Information given:
- - - -
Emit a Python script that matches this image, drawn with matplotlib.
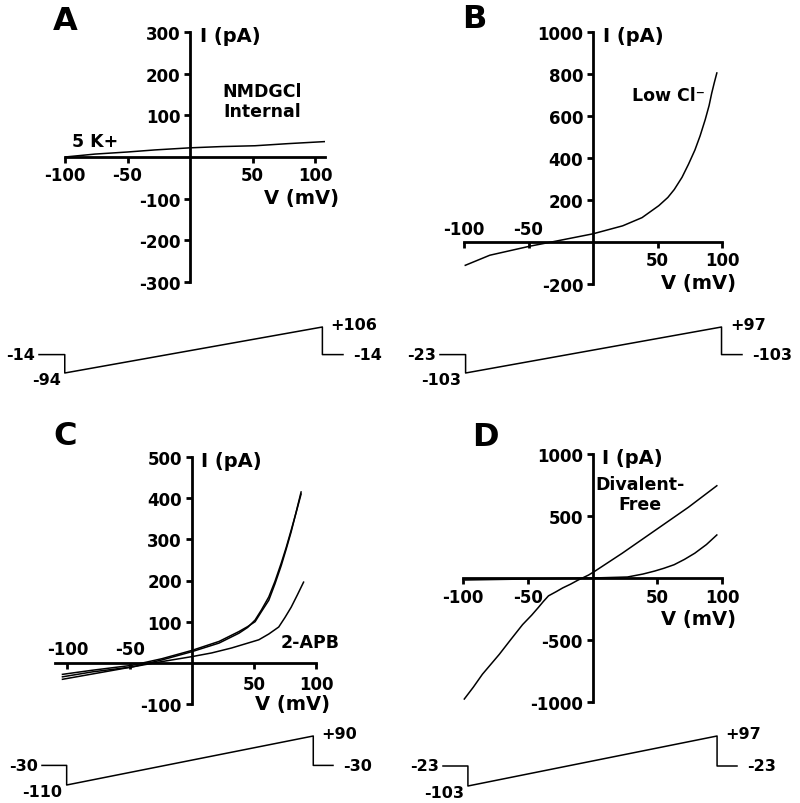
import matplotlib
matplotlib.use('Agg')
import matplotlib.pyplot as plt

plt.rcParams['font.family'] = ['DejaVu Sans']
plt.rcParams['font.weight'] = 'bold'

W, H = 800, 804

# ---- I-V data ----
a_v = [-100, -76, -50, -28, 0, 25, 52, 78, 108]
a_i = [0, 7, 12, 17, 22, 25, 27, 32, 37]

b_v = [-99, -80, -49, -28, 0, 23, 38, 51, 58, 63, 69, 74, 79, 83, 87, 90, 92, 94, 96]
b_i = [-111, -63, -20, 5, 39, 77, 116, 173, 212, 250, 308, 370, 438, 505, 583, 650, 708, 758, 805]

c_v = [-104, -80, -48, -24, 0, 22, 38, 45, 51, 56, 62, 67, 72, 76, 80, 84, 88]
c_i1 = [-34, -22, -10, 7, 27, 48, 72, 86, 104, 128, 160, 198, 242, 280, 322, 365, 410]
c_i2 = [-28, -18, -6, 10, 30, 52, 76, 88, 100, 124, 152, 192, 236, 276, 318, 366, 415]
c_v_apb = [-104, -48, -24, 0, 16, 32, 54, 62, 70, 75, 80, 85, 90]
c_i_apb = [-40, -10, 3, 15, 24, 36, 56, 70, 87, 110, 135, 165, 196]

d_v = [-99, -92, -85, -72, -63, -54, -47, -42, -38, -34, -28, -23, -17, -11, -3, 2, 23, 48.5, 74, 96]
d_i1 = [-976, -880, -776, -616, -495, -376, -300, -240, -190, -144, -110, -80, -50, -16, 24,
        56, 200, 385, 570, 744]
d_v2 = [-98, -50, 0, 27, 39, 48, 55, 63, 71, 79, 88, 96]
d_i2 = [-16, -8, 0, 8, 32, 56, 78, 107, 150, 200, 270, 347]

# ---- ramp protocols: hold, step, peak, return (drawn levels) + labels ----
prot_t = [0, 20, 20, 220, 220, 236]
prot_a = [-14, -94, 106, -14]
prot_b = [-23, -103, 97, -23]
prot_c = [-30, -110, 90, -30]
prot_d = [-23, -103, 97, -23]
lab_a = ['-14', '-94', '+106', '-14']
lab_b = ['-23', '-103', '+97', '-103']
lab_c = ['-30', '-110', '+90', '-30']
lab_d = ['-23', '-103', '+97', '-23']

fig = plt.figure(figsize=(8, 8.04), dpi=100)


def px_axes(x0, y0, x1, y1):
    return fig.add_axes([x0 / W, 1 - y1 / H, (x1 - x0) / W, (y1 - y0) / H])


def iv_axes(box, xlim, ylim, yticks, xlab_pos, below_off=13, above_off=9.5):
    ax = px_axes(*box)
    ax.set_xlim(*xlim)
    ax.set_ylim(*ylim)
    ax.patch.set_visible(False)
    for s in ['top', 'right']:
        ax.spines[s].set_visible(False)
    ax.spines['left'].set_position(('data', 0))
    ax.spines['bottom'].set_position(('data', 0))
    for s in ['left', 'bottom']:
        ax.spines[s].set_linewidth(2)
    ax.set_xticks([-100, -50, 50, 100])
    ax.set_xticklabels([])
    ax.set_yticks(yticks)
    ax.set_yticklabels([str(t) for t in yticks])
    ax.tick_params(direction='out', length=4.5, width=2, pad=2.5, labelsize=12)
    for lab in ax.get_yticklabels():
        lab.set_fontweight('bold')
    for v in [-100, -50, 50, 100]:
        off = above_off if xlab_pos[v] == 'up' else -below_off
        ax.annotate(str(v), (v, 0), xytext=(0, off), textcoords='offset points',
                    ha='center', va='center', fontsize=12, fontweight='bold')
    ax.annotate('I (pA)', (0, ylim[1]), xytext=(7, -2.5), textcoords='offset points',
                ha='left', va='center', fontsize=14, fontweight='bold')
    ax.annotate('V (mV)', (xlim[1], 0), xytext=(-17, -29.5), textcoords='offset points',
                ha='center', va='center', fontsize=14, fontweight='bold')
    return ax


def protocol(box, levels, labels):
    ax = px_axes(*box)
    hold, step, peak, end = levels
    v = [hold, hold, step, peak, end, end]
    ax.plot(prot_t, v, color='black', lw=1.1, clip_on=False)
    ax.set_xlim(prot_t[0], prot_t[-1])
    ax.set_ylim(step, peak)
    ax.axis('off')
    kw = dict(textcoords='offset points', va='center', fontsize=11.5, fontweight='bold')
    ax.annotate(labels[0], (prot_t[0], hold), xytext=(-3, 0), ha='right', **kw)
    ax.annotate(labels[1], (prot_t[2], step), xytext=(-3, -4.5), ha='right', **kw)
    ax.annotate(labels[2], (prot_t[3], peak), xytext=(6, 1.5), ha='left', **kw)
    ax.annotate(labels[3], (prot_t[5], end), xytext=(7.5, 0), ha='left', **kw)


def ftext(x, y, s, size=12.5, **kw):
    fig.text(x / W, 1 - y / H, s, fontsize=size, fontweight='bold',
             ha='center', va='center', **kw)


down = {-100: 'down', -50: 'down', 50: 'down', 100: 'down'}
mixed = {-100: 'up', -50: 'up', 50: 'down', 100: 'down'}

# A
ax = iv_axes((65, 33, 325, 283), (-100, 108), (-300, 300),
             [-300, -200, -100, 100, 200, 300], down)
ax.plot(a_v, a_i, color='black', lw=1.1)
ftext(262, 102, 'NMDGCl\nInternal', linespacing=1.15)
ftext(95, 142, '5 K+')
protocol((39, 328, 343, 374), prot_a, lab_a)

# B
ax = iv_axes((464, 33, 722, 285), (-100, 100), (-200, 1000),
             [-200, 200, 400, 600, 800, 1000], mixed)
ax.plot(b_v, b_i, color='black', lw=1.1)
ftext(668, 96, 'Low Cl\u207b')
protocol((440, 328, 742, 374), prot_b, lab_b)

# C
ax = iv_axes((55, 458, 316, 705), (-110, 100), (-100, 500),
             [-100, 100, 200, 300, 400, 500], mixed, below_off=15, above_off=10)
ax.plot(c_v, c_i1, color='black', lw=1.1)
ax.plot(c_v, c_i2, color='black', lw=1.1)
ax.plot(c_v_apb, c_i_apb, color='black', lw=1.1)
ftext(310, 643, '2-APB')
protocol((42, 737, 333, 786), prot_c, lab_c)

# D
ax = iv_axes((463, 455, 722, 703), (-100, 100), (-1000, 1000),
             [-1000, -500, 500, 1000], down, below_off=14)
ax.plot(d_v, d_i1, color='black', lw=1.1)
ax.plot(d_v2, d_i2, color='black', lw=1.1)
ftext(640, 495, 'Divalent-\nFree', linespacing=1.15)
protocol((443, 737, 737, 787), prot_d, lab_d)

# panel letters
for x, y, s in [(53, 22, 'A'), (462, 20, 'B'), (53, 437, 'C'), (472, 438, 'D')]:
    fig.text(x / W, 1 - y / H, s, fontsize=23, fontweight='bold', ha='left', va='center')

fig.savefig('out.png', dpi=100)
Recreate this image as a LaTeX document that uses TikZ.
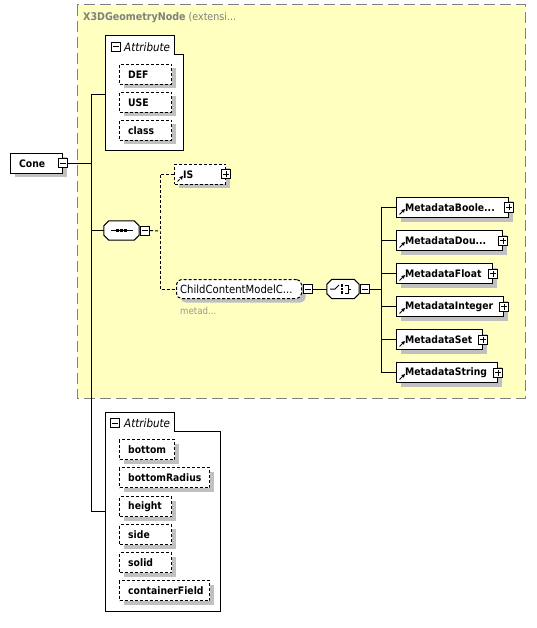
- - - -
Aim:
All lines from the start of the entries through the one with "135, 165, 196]" are to be output exactly; omit the pictures.

Written response:
Emit a Python script that matches this image, drawn with matplotlib.
import matplotlib
matplotlib.use('Agg')
import matplotlib.pyplot as plt

plt.rcParams['font.family'] = ['DejaVu Sans']
plt.rcParams['font.weight'] = 'bold'

W, H = 800, 804

# ---- I-V data ----
a_v = [-100, -76, -50, -28, 0, 25, 52, 78, 108]
a_i = [0, 7, 12, 17, 22, 25, 27, 32, 37]

b_v = [-99, -80, -49, -28, 0, 23, 38, 51, 58, 63, 69, 74, 79, 83, 87, 90, 92, 94, 96]
b_i = [-111, -63, -20, 5, 39, 77, 116, 173, 212, 250, 308, 370, 438, 505, 583, 650, 708, 758, 805]

c_v = [-104, -80, -48, -24, 0, 22, 38, 45, 51, 56, 62, 67, 72, 76, 80, 84, 88]
c_i1 = [-34, -22, -10, 7, 27, 48, 72, 86, 104, 128, 160, 198, 242, 280, 322, 365, 410]
c_i2 = [-28, -18, -6, 10, 30, 52, 76, 88, 100, 124, 152, 192, 236, 276, 318, 366, 415]
c_v_apb = [-104, -48, -24, 0, 16, 32, 54, 62, 70, 75, 80, 85, 90]
c_i_apb = [-40, -10, 3, 15, 24, 36, 56, 70, 87, 110, 135, 165, 196]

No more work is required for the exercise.